The most awkward bit for me, though, is the number of worlds that achieve a Law level of 0, where there are basically no restrictions on anything. Apart from the sheer unlikeliness of it (I'm pretty sure that even tribal societies today, which is what low Government approximates, would want to stop people from wandering around with WMD or life-devouring narcotics, and control of territory is even more widespread) it doesn't really make sense with many types of government. A corporation that doesn't control its employees and where you can get off a murder charge for a handful of credits? A feudal government that doesn't impose feudal-style rules? I am sceptical.
A question of dice
Finally, a question: a lot of world attributes are based on X - Y + Z, which can be interpreted in two ways giving different results. For example, Hydrographics is 2d6-7 + Size. If this is like maths, then the average will be 5, as Size is usually 5. However, it's possible that they intend you to apply a floor of 0 before adding attributes, so a roll of 3 gives you 0 + 5 = 5, rather than -4 +5 = 1. In this case, almost all values in the system would end up higher. This is particularly significant because you're often combining multiple penalised rolls. To get a high Government, if you roll 2d6-7 + (2d6-2), allowing negative values on the first part: having done some painstaking maths with several big Excel tables, this leaves 9% of worlds with any of four autocratic governments, while 6% are run by corporations, fully 10% have no government worth speaking of, and 11% are run by outside influences.

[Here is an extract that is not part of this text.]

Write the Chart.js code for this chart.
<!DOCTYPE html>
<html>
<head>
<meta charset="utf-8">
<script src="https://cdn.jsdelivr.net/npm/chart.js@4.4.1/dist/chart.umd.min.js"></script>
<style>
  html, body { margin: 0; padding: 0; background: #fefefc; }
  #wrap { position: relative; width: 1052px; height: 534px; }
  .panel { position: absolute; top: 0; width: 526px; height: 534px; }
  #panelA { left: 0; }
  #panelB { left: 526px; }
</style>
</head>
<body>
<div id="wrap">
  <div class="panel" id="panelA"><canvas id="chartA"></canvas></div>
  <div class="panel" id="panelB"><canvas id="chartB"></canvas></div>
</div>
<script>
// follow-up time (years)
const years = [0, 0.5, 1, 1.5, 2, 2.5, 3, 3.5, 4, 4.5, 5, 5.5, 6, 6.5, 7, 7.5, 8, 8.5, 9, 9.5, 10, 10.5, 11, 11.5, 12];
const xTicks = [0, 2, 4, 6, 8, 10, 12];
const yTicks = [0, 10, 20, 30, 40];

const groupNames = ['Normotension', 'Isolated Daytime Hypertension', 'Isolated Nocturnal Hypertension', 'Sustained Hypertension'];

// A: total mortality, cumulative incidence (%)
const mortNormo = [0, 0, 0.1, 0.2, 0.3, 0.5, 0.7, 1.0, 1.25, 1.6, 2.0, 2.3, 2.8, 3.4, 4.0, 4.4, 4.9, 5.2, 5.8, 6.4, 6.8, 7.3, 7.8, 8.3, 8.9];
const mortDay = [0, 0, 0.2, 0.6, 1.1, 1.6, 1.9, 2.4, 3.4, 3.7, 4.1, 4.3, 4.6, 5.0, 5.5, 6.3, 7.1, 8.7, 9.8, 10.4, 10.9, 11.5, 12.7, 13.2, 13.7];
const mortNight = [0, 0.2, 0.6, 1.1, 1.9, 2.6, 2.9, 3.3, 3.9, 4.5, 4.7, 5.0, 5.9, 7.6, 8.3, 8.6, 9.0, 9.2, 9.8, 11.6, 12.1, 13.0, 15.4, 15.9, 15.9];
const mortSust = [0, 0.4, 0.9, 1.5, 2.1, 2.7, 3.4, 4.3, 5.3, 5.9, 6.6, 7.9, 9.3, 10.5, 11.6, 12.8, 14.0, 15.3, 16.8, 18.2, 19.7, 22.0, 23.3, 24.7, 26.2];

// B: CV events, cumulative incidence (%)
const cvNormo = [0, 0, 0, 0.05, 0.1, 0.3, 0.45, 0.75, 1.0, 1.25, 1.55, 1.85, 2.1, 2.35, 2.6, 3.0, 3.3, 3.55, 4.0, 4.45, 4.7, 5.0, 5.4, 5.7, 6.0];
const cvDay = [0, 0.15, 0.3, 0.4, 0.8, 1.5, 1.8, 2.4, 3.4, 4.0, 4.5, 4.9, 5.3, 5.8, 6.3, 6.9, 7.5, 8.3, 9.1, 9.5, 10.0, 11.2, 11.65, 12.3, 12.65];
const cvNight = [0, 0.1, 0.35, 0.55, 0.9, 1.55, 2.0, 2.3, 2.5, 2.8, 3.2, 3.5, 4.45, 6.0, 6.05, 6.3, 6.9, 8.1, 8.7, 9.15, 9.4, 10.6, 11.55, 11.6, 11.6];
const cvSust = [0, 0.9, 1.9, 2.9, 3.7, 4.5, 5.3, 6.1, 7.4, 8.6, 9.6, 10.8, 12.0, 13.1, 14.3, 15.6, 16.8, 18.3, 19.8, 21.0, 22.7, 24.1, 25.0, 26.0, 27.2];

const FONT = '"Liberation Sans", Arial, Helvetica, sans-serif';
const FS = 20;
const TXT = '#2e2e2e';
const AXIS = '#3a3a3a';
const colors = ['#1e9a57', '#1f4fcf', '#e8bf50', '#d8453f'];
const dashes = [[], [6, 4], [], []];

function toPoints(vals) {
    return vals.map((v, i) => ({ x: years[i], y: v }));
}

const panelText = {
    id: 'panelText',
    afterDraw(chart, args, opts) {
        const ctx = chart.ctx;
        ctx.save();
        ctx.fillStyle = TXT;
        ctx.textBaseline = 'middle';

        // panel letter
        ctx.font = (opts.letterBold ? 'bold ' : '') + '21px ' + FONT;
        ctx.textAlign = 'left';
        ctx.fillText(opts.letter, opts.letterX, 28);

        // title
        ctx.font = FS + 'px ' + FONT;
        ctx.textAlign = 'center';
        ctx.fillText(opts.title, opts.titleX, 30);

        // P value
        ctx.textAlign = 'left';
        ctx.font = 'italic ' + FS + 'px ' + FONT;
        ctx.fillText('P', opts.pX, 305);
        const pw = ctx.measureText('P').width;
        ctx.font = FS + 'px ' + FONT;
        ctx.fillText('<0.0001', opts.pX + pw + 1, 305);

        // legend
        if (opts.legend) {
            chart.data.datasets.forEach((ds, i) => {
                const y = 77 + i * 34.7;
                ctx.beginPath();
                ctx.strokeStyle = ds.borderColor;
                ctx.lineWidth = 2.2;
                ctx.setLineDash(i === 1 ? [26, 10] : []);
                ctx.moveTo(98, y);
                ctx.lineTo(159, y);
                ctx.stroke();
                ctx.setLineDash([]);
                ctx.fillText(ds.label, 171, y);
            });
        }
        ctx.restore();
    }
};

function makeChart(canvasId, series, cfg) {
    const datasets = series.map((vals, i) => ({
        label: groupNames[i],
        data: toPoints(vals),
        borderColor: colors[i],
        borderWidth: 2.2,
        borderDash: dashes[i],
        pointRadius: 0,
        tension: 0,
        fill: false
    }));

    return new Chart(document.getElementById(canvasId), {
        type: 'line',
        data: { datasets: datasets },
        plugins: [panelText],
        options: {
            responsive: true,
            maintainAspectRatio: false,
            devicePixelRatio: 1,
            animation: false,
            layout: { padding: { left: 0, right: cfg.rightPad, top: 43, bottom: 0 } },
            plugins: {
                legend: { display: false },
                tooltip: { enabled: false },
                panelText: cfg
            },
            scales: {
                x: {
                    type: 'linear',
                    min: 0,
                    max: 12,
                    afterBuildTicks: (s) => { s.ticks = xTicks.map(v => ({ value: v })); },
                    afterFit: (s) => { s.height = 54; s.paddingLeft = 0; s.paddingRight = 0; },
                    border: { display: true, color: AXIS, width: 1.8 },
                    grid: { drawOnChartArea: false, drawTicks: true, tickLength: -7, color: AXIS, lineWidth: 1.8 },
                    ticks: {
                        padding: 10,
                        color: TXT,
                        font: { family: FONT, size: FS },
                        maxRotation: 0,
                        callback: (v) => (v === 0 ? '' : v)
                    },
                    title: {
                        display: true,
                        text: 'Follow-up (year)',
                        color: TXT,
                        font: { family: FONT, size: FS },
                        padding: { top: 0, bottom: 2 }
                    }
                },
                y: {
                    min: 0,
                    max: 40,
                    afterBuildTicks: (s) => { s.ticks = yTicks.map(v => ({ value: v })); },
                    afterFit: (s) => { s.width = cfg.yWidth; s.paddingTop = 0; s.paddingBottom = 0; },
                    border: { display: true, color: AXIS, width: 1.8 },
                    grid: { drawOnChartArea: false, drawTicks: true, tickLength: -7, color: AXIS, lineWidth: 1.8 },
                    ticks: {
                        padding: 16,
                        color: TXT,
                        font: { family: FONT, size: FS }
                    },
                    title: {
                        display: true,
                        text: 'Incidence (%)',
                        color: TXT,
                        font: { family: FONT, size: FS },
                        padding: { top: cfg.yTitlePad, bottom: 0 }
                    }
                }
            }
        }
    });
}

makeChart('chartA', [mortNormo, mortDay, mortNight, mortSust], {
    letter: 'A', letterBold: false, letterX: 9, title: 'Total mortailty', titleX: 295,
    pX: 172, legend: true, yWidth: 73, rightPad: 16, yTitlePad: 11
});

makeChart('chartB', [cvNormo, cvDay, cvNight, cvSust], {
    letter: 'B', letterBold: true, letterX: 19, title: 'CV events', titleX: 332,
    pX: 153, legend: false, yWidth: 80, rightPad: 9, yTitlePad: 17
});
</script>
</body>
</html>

However, let's say you're rolling (2d6-7 >=0) + (2d6-2), treating them as two discrete zero-minimum elements that are combined. This gives you 10% autocratic governments, while 4% are run by corporations, only 2% have no government worth speaking of, and 14% are run by outside influences.

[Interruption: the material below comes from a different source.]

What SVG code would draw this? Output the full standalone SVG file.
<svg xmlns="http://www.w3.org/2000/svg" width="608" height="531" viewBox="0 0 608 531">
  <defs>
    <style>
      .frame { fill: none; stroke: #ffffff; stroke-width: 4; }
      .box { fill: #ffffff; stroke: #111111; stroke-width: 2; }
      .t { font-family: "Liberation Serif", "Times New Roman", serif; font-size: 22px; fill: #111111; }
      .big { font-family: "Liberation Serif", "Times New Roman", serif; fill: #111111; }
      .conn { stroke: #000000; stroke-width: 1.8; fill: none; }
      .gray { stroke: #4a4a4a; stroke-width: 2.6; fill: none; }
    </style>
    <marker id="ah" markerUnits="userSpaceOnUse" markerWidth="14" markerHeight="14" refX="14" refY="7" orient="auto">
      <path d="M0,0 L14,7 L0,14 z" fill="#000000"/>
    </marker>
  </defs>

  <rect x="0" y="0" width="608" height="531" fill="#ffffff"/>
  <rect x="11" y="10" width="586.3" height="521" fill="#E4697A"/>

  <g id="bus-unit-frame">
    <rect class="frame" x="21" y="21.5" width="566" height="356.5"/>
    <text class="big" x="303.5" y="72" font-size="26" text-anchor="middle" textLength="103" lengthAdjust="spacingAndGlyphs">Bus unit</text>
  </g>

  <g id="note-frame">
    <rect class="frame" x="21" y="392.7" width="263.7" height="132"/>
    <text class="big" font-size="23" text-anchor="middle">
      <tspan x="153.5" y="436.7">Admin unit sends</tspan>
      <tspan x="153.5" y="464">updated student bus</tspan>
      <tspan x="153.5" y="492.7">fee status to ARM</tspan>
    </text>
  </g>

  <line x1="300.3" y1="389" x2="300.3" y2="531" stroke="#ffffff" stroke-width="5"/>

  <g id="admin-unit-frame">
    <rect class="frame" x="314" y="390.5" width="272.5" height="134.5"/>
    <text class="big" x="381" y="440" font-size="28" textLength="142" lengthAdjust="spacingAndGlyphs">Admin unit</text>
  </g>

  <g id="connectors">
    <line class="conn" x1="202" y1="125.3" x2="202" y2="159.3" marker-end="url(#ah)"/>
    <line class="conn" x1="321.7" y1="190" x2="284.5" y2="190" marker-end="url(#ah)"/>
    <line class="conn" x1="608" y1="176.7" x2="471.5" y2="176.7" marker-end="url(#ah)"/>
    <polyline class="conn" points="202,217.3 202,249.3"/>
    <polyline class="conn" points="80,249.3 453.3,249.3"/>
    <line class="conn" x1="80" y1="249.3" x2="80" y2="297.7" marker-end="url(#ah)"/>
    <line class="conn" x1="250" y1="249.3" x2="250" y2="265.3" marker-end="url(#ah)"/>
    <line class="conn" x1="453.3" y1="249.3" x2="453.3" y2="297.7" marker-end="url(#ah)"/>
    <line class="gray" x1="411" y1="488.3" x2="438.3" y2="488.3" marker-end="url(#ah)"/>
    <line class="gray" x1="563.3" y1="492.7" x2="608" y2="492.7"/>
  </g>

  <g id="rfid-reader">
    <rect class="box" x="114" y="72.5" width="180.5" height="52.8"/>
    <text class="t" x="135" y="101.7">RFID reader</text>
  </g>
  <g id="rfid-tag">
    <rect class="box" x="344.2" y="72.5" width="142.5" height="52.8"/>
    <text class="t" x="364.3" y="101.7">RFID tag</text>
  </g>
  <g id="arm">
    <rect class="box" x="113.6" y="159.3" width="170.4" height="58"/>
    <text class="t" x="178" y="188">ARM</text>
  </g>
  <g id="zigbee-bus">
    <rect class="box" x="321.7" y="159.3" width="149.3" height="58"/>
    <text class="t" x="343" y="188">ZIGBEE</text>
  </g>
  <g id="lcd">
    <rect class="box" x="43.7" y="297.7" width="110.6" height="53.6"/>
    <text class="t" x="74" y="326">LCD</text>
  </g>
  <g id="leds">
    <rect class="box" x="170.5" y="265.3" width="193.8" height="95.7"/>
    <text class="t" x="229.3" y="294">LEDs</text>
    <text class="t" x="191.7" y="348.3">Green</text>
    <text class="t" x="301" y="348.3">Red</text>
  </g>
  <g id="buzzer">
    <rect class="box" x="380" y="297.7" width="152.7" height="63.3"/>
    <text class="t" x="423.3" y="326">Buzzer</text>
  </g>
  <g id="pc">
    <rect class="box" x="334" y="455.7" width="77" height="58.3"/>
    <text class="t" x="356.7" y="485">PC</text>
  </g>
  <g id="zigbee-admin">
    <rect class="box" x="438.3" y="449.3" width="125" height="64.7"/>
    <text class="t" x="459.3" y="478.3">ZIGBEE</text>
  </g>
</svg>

It's not a massive difference for the most part, but the proportion of government-free worlds is much lower with floors for both parts, and this has a significant effect because of its knock-on effect on Law. Law = 2d6-7 + (Government = 2d6-7 + (Population = 2d6-2)). Worlds that might have a Law level of 5 with floors, end up with no law at all without them. Getting specific, rolling all of the relevant stats without applying floors, as 2d6 + (2d6 + (2d6-2) -7) -7, leaves you with fully 13% of worlds having Law 0, half that regulating only the most dangerous activities at Law 1. In contrast, if we treat each 2d6-7 roll as separate from the attribute it derives from with [(2d6-7) + ((2d6-2) + (2d6-7))], then only 1% of our major habitable worlds have no functioning legal system, and they tend to cluster around the 6-10 mark in quite repressive governments.
So I'm just curious what the general practice is. I've modelled it without floors so far as there was no indication otherwise.